--- Begin Data for the task ---

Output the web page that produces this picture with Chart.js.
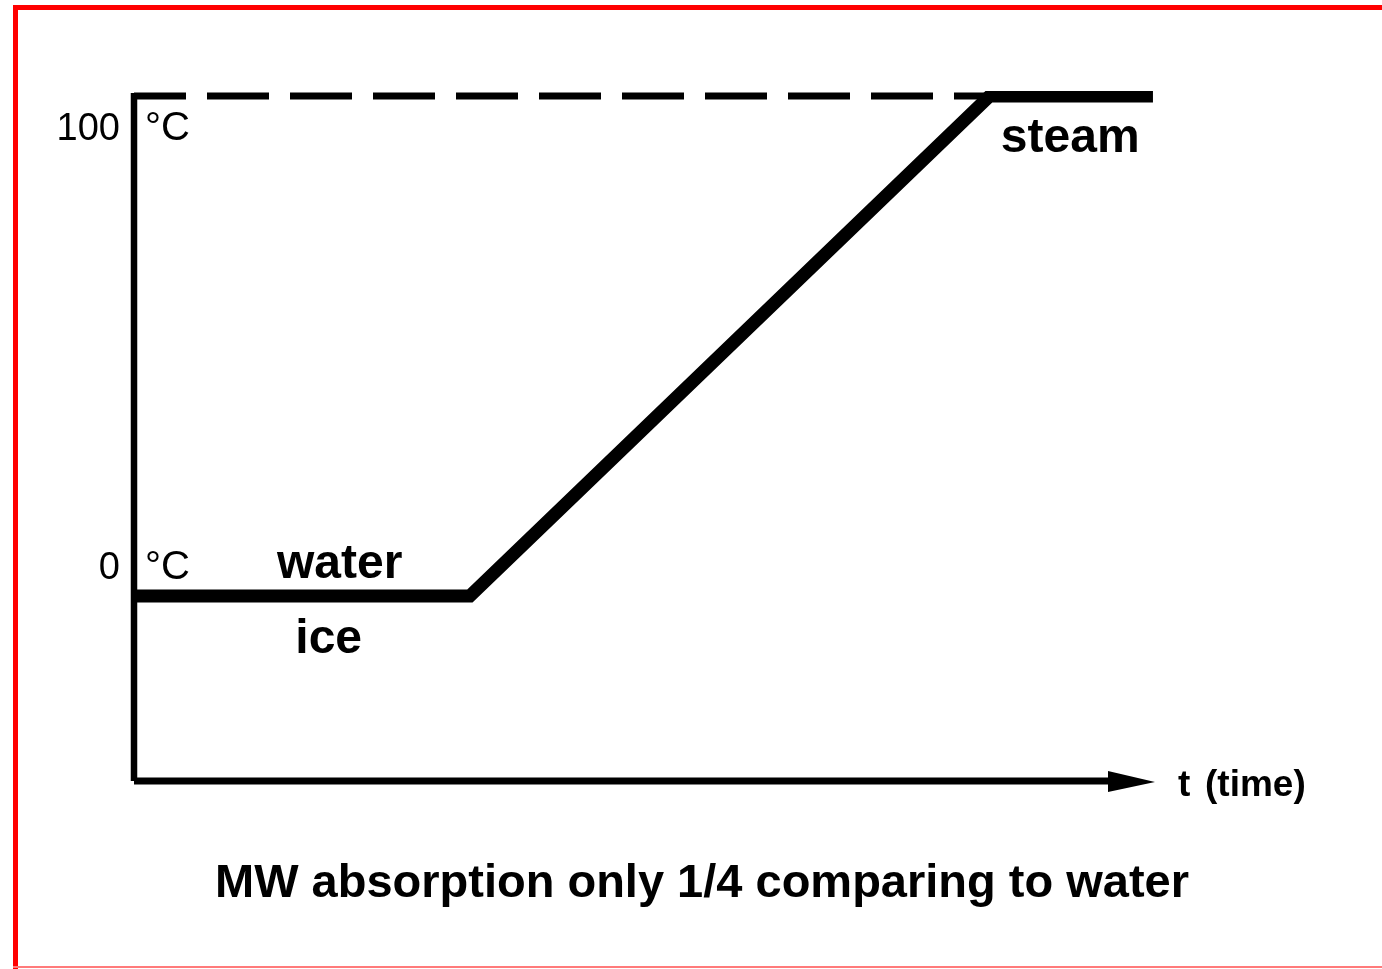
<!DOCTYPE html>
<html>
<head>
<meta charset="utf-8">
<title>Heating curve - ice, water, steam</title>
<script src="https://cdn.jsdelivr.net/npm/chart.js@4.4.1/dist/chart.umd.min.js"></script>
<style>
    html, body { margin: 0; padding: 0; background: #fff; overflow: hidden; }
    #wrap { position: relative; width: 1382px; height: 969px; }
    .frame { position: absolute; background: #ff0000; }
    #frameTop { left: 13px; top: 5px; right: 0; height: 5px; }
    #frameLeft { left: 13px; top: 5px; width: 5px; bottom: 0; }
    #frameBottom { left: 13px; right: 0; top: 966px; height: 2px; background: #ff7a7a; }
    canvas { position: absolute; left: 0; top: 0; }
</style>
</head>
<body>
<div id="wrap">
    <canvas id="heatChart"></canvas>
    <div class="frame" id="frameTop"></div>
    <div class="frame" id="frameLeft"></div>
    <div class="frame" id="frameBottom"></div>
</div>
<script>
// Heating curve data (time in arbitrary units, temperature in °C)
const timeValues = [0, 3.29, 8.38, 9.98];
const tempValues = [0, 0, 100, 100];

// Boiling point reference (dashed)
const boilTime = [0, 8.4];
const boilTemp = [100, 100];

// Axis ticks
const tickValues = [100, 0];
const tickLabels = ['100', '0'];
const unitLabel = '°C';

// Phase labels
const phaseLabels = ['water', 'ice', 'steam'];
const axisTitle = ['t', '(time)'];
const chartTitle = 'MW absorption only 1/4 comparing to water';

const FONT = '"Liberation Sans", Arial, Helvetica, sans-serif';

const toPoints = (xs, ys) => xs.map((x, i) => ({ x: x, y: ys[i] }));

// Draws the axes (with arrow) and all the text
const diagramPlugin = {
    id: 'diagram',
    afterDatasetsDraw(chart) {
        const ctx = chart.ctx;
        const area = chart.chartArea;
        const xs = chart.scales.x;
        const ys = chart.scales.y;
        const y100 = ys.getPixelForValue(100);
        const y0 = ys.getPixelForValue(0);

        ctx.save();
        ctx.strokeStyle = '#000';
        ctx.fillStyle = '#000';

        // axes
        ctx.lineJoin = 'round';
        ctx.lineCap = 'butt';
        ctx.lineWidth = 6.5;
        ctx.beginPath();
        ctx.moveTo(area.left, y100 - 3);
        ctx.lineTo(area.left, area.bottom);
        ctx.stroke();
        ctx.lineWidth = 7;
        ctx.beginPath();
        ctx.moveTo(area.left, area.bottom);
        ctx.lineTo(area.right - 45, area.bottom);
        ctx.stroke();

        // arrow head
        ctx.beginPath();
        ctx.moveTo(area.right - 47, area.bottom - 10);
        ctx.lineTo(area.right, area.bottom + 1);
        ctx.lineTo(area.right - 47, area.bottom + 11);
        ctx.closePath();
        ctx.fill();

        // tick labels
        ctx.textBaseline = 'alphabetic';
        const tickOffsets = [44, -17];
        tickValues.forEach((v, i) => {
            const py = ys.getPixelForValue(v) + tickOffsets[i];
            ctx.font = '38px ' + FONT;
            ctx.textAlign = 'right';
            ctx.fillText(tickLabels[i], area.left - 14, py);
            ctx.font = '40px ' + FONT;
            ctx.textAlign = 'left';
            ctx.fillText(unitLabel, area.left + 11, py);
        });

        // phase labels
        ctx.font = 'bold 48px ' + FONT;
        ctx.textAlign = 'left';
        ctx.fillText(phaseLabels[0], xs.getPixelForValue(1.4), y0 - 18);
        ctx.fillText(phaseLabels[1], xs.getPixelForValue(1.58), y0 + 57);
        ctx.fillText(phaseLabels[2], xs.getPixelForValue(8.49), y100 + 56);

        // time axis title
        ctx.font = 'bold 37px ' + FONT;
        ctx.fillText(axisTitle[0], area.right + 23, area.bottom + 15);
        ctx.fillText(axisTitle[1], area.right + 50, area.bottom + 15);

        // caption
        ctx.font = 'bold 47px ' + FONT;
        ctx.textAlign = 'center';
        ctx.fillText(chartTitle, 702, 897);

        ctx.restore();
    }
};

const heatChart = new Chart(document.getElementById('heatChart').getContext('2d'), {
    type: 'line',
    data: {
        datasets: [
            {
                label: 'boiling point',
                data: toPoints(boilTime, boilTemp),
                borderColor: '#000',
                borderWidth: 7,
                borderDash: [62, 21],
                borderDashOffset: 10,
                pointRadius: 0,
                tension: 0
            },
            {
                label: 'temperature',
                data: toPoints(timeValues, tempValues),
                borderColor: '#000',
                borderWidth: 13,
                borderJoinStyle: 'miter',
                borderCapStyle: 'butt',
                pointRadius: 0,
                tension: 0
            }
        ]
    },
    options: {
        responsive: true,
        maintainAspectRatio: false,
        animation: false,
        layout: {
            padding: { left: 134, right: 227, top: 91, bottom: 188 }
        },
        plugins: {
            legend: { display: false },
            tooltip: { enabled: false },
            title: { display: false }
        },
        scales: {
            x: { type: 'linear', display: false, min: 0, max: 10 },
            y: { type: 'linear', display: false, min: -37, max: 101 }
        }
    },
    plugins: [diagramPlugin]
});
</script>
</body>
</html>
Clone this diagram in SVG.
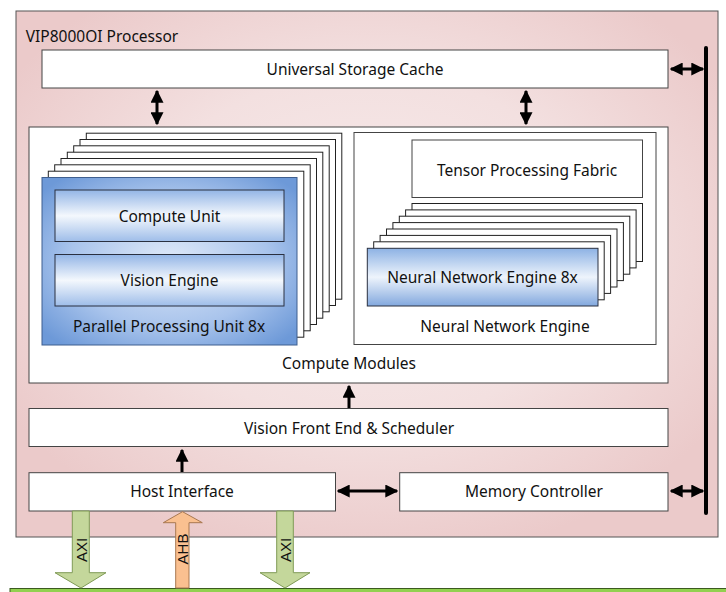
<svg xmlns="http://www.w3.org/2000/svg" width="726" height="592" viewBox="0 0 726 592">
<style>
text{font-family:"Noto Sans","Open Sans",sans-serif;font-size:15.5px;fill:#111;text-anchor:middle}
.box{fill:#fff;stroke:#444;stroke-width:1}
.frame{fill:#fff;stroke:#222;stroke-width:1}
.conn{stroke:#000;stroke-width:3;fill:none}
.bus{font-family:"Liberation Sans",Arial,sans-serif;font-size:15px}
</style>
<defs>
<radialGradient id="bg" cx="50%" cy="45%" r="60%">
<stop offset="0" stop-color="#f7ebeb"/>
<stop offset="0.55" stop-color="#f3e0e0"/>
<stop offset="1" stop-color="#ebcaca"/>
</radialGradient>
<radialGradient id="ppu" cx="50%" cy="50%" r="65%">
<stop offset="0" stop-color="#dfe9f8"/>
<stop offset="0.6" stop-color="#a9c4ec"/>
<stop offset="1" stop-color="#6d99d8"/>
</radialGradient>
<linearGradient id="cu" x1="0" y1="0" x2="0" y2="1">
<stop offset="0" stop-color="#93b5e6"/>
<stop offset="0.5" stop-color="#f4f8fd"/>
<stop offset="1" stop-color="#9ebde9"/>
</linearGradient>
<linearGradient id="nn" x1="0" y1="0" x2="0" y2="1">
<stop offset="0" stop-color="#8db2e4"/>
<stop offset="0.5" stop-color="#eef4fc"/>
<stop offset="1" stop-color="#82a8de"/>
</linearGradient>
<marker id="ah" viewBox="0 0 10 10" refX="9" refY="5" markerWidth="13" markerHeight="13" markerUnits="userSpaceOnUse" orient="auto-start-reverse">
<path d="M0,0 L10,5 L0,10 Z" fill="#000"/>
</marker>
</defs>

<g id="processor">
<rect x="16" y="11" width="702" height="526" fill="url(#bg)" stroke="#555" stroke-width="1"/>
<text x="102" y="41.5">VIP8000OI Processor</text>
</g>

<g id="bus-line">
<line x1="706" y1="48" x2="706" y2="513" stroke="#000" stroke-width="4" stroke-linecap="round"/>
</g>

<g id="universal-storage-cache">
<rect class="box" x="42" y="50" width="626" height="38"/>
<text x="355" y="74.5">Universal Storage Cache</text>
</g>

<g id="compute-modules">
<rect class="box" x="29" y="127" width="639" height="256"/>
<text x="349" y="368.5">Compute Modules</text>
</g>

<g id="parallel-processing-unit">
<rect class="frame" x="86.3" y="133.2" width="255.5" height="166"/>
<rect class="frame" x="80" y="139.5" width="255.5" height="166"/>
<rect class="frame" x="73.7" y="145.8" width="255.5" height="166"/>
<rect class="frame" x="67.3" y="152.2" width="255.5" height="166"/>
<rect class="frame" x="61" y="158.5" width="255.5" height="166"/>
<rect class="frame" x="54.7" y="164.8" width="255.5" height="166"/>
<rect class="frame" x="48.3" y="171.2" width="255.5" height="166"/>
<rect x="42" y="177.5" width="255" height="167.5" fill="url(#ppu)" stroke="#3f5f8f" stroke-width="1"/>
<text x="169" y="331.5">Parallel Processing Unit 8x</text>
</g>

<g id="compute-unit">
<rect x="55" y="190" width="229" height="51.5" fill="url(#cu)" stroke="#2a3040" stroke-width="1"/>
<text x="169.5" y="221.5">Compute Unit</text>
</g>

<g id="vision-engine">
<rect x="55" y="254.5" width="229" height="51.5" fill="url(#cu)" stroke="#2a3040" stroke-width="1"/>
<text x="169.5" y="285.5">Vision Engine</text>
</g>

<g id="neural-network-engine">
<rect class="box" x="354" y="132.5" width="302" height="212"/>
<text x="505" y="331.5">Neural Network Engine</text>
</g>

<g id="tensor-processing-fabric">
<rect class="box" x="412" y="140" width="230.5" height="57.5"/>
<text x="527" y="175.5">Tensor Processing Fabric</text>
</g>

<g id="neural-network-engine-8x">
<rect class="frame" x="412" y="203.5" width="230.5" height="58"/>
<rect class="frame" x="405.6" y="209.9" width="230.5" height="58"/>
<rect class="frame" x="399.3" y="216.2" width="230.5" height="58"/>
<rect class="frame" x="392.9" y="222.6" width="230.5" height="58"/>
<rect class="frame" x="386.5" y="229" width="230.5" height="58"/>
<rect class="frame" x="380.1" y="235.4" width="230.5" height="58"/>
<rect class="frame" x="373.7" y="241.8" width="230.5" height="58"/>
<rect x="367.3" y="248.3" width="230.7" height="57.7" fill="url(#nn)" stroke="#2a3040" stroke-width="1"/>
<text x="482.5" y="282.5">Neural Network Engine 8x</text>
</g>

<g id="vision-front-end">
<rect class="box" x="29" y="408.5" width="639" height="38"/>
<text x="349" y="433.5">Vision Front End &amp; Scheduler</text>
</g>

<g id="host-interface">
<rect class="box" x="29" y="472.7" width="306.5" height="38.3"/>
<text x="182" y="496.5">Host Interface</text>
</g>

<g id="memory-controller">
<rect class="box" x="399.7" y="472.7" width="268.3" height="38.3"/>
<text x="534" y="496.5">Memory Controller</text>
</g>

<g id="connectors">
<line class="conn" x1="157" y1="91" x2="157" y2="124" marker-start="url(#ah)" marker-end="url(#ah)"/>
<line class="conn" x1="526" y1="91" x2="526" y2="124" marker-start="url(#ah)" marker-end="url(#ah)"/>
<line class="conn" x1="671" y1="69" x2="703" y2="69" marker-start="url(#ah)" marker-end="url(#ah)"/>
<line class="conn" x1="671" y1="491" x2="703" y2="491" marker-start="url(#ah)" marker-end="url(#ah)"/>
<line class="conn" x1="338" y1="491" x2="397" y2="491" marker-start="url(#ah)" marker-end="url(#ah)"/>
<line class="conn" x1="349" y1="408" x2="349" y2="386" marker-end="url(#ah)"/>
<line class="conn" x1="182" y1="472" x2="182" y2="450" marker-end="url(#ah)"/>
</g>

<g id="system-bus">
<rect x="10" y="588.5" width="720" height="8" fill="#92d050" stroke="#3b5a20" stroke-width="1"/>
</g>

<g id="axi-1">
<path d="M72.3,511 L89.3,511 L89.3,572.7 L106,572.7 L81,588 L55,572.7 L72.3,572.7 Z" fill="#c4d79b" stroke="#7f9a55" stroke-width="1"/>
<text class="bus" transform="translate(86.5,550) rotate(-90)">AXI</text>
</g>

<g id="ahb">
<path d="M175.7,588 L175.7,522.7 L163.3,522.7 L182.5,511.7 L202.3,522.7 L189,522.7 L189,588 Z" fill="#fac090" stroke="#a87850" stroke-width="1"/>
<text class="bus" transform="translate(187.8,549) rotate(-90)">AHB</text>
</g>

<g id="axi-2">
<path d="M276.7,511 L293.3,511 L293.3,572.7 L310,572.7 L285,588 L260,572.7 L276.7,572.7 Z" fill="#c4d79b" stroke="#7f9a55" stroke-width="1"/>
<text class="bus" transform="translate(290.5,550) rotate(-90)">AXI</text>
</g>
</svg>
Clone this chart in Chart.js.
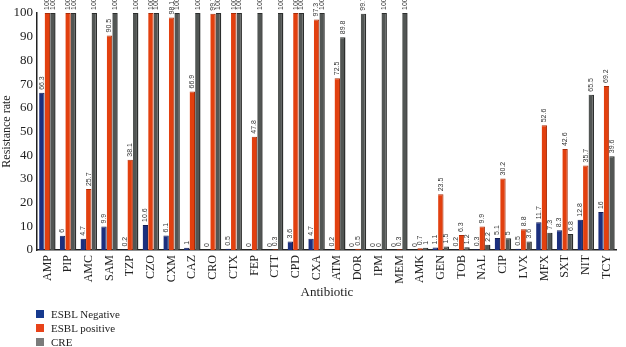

--- End Data for the task ---

Problem
List the lines of the entries that include "Clone".

Solution to the exercise
Clone this diagram in SVG.
Clone this chart in Chart.js.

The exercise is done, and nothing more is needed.